A avaliação de risco da LGPD deve seguir um método que atenda ao negócio, usando como apoio, uma ferramenta para a priorização de ações corretivas. Para definir a classificação, o nível do risco e a prioridade, uma sugestão é utilizar a matriz de probabilidade x impacto.
A matriz SWOT também pode ser empregada no seu projeto de adequação. Ou seja, é interessante ter um mapa do ambiente interno e externo da companhia na ótica da proteção de dados.
Ações a partir da avaliação de riscos
Logo depois, execute as ações propostas em sua avaliação de riscos. Veja algumas questões importantes que listamos:
- Dos dados mapeados em seu inventário de dados, a finalidade de coleta está delimitada, clara e transparente para o titular?
- Esta finalidade, está de fácil acesso ao seu cliente? (ex.: website da empresa)
- O site solicita que o usuário dos teus serviços dê seu consentimento para o tratamento?
- Você armazena os consentimentos dados pelos titulares?
- Você é capaz de atender aos direitos do titular, como acesso, atualização, portabilidade, exclusão dos dados pessoais e o direito de ser esquecido?
- Na sua política de privacidade, você deixa claro o uso de cookies e a finalidade de cada? Deixa claro também que o usuário pode alterar as configurações do uso de cookies em seu navegador?
- Você tem apoio jurídico para revisar as ações estabelecidas e a documentação (contrato de trabalho, contrato com fornecedores, contrato com clientes, política de privacidade, política de confidencialidade, entre outros)?
- Determine o encarregado (DPO, data protection officer).

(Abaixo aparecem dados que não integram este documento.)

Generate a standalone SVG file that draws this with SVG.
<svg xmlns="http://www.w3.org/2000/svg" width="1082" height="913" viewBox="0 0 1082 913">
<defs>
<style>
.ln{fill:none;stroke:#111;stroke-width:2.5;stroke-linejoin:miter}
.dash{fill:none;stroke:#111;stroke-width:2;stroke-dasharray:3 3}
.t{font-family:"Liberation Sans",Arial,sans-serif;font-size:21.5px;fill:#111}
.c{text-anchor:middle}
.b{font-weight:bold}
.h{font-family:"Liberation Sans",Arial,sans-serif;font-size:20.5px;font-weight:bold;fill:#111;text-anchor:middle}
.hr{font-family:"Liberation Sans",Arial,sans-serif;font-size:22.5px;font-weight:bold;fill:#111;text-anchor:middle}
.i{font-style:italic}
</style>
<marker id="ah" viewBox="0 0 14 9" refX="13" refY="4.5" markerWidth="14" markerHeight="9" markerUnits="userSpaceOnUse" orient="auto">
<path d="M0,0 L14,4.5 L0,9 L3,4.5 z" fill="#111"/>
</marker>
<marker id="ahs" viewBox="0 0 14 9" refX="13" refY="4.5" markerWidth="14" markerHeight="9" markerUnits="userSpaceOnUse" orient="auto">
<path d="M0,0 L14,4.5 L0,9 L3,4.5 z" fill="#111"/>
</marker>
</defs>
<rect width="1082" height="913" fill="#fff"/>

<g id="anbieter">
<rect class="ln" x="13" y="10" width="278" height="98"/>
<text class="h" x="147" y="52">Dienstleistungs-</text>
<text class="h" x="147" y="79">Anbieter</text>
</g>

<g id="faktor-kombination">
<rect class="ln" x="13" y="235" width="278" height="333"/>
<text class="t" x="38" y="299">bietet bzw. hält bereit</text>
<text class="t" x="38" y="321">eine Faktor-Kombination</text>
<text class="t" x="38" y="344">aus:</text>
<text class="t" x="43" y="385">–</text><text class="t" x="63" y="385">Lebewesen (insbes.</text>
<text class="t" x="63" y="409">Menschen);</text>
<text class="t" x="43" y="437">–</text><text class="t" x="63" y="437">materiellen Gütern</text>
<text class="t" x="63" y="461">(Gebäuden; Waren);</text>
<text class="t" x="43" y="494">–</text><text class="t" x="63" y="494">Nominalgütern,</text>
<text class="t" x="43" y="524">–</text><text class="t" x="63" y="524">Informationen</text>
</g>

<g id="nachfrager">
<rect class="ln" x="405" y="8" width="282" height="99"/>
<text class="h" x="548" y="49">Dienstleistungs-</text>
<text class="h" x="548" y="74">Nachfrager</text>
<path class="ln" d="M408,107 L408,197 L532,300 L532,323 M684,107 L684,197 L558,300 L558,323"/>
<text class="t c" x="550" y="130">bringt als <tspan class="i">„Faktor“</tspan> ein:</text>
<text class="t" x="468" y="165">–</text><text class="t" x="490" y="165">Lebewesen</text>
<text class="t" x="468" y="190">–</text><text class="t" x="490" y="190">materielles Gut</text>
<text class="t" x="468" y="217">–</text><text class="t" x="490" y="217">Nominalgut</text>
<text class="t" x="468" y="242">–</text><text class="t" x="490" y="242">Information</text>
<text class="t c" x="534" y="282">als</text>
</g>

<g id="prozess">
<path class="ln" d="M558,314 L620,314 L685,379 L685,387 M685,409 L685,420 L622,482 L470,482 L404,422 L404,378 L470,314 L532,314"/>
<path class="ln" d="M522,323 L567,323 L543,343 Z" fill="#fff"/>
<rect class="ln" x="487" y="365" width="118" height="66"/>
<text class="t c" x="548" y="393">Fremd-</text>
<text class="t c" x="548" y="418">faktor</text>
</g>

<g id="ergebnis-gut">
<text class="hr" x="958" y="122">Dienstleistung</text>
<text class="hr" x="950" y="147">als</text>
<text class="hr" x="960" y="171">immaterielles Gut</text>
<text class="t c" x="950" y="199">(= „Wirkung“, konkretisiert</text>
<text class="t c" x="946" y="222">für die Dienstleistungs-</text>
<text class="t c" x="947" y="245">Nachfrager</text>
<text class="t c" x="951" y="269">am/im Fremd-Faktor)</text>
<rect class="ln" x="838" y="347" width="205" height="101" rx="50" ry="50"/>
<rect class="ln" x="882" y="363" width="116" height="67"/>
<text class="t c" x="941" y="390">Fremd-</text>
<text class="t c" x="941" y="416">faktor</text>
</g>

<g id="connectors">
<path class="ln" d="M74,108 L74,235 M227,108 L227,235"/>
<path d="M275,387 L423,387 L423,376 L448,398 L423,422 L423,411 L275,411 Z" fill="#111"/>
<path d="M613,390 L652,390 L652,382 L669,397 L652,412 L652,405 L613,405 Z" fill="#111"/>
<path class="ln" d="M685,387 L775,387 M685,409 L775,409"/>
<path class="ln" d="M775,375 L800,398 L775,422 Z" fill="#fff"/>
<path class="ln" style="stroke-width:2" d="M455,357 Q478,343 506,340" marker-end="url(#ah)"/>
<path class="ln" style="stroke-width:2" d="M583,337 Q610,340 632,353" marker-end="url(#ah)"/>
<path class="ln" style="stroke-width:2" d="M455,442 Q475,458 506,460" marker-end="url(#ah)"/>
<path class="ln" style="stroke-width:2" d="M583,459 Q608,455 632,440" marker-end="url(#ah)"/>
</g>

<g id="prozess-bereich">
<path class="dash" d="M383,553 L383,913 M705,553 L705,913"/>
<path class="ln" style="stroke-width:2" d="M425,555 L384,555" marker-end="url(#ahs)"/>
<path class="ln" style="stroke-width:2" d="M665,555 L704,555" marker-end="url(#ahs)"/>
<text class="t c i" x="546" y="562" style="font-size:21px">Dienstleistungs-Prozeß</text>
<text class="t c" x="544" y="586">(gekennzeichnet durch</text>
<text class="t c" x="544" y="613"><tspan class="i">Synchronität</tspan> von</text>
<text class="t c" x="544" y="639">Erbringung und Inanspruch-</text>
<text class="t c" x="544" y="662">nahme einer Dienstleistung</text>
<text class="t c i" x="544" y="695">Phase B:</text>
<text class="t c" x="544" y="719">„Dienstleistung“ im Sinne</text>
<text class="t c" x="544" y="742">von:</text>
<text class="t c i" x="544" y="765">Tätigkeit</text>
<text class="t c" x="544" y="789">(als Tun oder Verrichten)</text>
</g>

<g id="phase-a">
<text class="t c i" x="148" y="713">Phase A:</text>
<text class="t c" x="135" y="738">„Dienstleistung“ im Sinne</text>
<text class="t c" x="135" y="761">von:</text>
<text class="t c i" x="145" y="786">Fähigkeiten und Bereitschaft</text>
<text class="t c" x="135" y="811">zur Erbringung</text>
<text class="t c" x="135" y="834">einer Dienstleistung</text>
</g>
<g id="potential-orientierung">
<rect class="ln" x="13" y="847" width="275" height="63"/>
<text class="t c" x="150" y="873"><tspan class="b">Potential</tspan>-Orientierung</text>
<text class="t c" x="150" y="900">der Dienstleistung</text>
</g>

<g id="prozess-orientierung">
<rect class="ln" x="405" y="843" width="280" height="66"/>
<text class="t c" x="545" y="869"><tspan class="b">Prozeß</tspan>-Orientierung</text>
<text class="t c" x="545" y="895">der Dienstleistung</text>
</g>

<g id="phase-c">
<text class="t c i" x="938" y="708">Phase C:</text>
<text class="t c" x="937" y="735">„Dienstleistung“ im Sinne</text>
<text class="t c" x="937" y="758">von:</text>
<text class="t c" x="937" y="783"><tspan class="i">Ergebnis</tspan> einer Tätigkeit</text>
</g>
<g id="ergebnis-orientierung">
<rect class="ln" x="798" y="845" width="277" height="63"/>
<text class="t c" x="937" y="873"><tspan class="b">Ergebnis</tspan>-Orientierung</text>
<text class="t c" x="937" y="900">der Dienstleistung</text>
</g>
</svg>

É a pessoa responsável por realizar avaliações sobre a segurança e privacidade dos dados, como pode atuar com auditorias programadas (semestrais ou anuais), é também responsável por receber e atender as solicitações dos titulares dos dados e da ANPD.

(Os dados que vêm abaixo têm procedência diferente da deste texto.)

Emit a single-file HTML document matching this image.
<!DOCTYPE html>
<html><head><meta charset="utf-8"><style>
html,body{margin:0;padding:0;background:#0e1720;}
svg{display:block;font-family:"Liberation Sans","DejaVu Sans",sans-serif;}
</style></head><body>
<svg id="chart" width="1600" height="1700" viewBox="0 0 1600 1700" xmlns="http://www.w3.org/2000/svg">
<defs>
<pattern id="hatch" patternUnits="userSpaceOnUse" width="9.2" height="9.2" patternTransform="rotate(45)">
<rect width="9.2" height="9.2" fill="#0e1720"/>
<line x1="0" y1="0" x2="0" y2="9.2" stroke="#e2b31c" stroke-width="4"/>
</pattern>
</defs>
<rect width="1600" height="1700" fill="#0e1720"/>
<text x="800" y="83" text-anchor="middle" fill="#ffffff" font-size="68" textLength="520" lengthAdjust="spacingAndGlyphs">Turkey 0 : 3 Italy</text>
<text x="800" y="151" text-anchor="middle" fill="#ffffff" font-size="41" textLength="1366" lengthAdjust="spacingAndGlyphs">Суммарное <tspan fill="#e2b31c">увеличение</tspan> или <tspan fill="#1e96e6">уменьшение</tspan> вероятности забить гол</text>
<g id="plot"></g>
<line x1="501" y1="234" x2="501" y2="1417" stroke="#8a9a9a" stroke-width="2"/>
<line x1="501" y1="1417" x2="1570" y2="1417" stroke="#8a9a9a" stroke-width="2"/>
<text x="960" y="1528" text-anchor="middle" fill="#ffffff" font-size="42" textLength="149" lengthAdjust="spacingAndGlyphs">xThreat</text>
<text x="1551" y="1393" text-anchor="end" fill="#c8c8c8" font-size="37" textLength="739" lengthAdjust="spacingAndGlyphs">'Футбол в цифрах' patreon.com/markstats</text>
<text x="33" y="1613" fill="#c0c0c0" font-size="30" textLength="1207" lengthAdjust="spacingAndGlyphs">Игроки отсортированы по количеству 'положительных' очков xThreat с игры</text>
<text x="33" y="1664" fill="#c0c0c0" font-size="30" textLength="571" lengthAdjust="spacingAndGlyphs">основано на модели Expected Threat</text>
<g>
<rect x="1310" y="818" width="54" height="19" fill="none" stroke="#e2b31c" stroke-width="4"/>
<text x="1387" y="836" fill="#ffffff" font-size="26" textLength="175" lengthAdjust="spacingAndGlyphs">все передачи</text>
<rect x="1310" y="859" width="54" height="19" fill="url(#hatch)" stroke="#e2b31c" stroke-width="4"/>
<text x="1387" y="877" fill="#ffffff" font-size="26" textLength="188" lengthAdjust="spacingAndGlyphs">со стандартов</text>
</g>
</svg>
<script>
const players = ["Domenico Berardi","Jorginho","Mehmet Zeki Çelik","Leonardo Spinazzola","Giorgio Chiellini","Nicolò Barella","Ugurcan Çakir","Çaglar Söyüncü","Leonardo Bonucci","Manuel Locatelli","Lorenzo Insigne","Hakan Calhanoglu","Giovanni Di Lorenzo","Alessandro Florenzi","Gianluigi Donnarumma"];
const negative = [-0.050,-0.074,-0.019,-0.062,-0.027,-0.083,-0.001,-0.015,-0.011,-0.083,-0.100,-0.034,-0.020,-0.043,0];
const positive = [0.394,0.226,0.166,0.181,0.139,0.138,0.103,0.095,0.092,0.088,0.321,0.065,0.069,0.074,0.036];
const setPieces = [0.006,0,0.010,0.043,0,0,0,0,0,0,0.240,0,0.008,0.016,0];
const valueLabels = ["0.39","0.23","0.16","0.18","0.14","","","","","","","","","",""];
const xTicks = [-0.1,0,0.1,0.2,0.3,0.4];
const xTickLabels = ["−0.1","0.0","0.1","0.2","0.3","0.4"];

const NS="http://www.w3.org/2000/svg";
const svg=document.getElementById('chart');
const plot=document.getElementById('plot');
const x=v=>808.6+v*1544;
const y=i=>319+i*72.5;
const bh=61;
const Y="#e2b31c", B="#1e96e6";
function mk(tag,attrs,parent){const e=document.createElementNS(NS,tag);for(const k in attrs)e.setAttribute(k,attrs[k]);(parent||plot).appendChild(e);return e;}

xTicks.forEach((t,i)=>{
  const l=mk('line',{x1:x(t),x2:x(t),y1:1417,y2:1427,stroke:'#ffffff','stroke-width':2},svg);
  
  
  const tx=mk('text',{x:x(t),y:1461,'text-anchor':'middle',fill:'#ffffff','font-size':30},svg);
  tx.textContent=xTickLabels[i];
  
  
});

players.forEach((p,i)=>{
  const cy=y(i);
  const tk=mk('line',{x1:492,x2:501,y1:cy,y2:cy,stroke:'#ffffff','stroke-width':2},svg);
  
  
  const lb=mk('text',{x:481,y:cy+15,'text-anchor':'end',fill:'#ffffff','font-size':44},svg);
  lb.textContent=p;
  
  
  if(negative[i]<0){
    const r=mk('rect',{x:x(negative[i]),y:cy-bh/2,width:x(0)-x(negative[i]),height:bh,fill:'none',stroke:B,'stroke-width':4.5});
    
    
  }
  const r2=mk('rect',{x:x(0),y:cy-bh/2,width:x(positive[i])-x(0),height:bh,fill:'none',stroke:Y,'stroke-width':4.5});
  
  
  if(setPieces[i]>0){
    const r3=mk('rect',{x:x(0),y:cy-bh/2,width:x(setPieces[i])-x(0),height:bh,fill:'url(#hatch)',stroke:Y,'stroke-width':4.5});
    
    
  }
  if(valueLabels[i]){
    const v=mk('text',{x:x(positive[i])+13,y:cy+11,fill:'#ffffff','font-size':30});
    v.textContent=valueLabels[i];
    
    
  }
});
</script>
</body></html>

Compartilhando as ações da LGPD
Nesse ínterim, elabore um relatório de impacto à proteção de dados pessoais. Esse documento pode ser solicitado pela ANPD (a Autoridade Ou seja, a empresa deve estar preparada para atender a essa solicitação o mais brevemente possível. Este relatório deve conter (mas não se limita):
- Identificação do controlador, operador e encarregado;
- Descrição dos tratamentos realizados;
- Identificação e avaliação dos riscos;
- Medidas para tratar os riscos.
Nesse sentido, use como base a documentação criada para os itens anteriores. Somente através da documentação é possível provar a boa fé da empresa em realizar os ajustes pedidos pela lei.

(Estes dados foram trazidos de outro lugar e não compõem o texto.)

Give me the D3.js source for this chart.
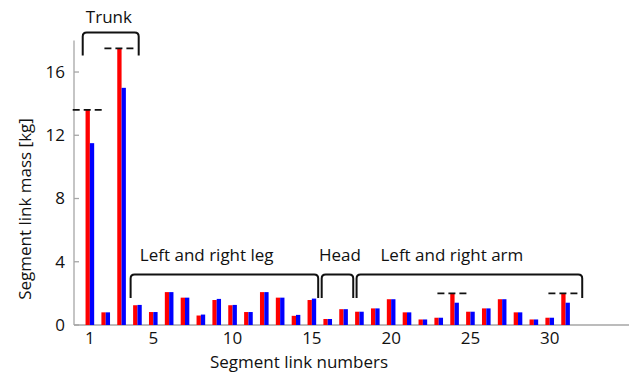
<!DOCTYPE html>
<html>
<head>
<meta charset="utf-8">
<script src="https://cdn.jsdelivr.net/npm/d3@7"></script>
<style>
  body { margin: 0; background: #fff; }
  text { font-family: "Open Sans", sans-serif; fill: #111; }
</style>
</head>
<body>
<div id="chart"></div>
<script>
const width = 637;
const height = 376;

const segments = d3.range(1, 32);
const redMass = [13.6, 0.8, 17.5, 1.25, 0.82, 2.08, 1.73, 0.6, 1.58, 1.25, 0.82, 2.08, 1.73, 0.58, 1.58,
  0.38, 1.0, 0.84, 1.05, 1.63, 0.8, 0.35, 0.46, 1.96, 0.84, 1.05, 1.63, 0.8, 0.35, 0.46, 1.96];
const blueMass = [11.5, 0.8, 15.0, 1.27, 0.82, 2.08, 1.73, 0.66, 1.65, 1.27, 0.82, 2.08, 1.73, 0.64, 1.67,
  0.38, 1.0, 0.84, 1.05, 1.63, 0.8, 0.35, 0.46, 1.41, 0.84, 1.05, 1.63, 0.8, 0.35, 0.46, 1.41];

// dashed reference marks
const refSegments = [1, 3, 24, 31];
const refValues = [13.6, 17.5, 2.0, 2.0];

// group brackets (segment range) and their labels
const groupNames = ["Trunk", "Left and right leg", "Head", "Left and right arm"];
const groupStart = [0.55, 3.57, 15.62, 17.82];
const groupEnd = [4.08, 15.4, 17.61, 32.05];
const groupLabelAt = [2.2, 8.37, 16.77, 23.83];

const xTicks = [1, 5, 10, 15, 20, 25, 30];
const yTicks = [0, 4, 8, 12, 16];

const svg = d3.select("#chart")
  .append("svg")
  .attr("width", width)
  .attr("height", height);

const x = d3.scaleLinear().domain([0, 35]).range([74, 629]);
const y = d3.scaleLinear().domain([0, 18]).range([325, 40.4]);

const barW = x(0.272) - x(0);
const axisColor = "#a6a6a6";

// axes
svg.append("line")
  .attr("x1", x(0)).attr("x2", x(35))
  .attr("y1", y(0)).attr("y2", y(0))
  .attr("stroke", axisColor).attr("stroke-width", 1.3);

svg.append("line")
  .attr("x1", x(0)).attr("x2", x(0))
  .attr("y1", y(0)).attr("y2", y(18))
  .attr("stroke", axisColor).attr("stroke-width", 1.3);

svg.selectAll(".ytick")
  .data(yTicks)
  .enter()
  .append("line")
  .attr("x1", x(0)).attr("x2", x(0) + 5)
  .attr("y1", d => y(d)).attr("y2", d => y(d))
  .attr("stroke", axisColor).attr("stroke-width", 1.3);

svg.selectAll(".ylab")
  .data(yTicks)
  .enter()
  .append("text")
  .attr("x", 65)
  .attr("y", d => y(d))
  .attr("dy", "0.35em")
  .attr("text-anchor", "end")
  .attr("font-size", 17)
  .text(d => d);

svg.selectAll(".xlab")
  .data(xTicks)
  .enter()
  .append("text")
  .attr("x", d => x(d))
  .attr("y", 344)
  .attr("text-anchor", "middle")
  .attr("font-size", 17)
  .text(d => d);

// bars
svg.selectAll(".red")
  .data(segments)
  .enter()
  .append("rect")
  .attr("x", d => x(d) - barW)
  .attr("y", (d, i) => y(redMass[i]))
  .attr("width", barW)
  .attr("height", (d, i) => y(0) - y(redMass[i]))
  .attr("fill", "#ff0000");

svg.selectAll(".blue")
  .data(segments)
  .enter()
  .append("rect")
  .attr("x", d => x(d))
  .attr("y", (d, i) => y(blueMass[i]))
  .attr("width", barW)
  .attr("height", (d, i) => y(0) - y(blueMass[i]))
  .attr("fill", "#0000ff");

// dashed reference lines
svg.selectAll(".ref")
  .data(refSegments)
  .enter()
  .append("line")
  .attr("x1", d => x(d) - barW / 2 - 15)
  .attr("x2", d => x(d) - barW / 2 + 15)
  .attr("y1", (d, i) => y(refValues[i]))
  .attr("y2", (d, i) => y(refValues[i]))
  .attr("stroke", "#111")
  .attr("stroke-width", 1.8)
  .attr("stroke-dasharray", "7,4");

// brackets
const bracketTop = [18.5, 3.2, 3.2, 3.2];
const bracketBottom = [17.05, 1.7, 1.7, 1.7];
const r = 4;

svg.selectAll(".bracket")
  .data(groupNames)
  .enter()
  .append("path")
  .attr("d", (d, i) => {
    const x0 = x(groupStart[i]), x1 = x(groupEnd[i]);
    const yt = y(bracketTop[i]), yb = y(bracketBottom[i]);
    return `M${x0},${yb} L${x0},${yt + r} Q${x0},${yt} ${x0 + r},${yt} L${x1 - r},${yt} Q${x1},${yt} ${x1},${yt + r} L${x1},${yb}`;
  })
  .attr("fill", "none")
  .attr("stroke", "#111")
  .attr("stroke-width", 2);

svg.selectAll(".glab")
  .data(groupNames)
  .enter()
  .append("text")
  .attr("x", (d, i) => x(groupLabelAt[i]))
  .attr("y", (d, i) => i === 0 ? 23 : 261)
  .attr("text-anchor", "middle")
  .attr("font-size", 17)
  .text(d => d);

// axis titles
svg.append("text")
  .attr("x", 299)
  .attr("y", 368)
  .attr("text-anchor", "middle")
  .attr("font-size", 17)
  .text("Segment link numbers");

svg.append("text")
  .attr("transform", "rotate(-90)")
  .attr("x", -209)
  .attr("y", 31)
  .attr("text-anchor", "middle")
  .attr("font-size", 17)
  .text("Segment link mass [kg]");
</script>
</body>
</html>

Estabeleça sua Política de Privacidade e um Manual de Boas Práticas. Em suma, essas Políticas (medidas organizacionais) devem fazer parte da cultura da empresa e os colaboradores devem receber treinamentos e seguir as normas estabelecidas. A privacidade dos dados é uma construção realizada por todos os colaboradores, desde o nível hierárquico mais alto ao mais baixo.
Bem como, estabeleça um plano de comunicação de incidente de privacidade. É preciso ter em mente que se um risco existe, independente de sua severidade, em algum momento o risco pode virar um incidente de segurança e privacidade. Ao passo que, se isso ocorrer, você deve estar preparado para o mais brevemente possível emitir uma notificação do incidente para os titulares de dados impactados e para a Autoridade Nacional de Proteção de Dados Pessoais.
Por fim, planeje e execute rotinas de auditoria. É importante manter acompanhamento frequente dos fluxos que tratam dados pessoais. Ou seja, para reduzir os riscos, tenha planejado as rotinas de auditoria e execute-as com a frequência proposta. Não se esqueça, a boa fé da empresa para evitar incidentes de segurança e privacidade é imprescindível.
Depois de conhecer bem a LGPD
Com a documentação de todos os pontos elencados e a execução das ações definidas e exigidas por lei, sua empresa pode trabalhar com tranquilidade. Mas não esqueça, ter apoio jurídico e um plano de auditoria (pode ser interno ou externo) é altamente recomendável. Assim, a empresa pode ficar tranquila por mais tempo e não ser pega de surpresa por algum incidente de segurança e privacidade.
Por fim, destaco como recomendação os frameworks usados pela ISO 27.001 e 27.701, que tratam de segurança e privacidade de dados, respectivamente e a ISO 31.000, gestão de riscos. Você pode usar esses frameworks, sem necessariamente ter a certificação. Eles são robustos e qualquer empresa, de qualquer tamanho ou segmento, pode usar como base para o seu projeto de adequação.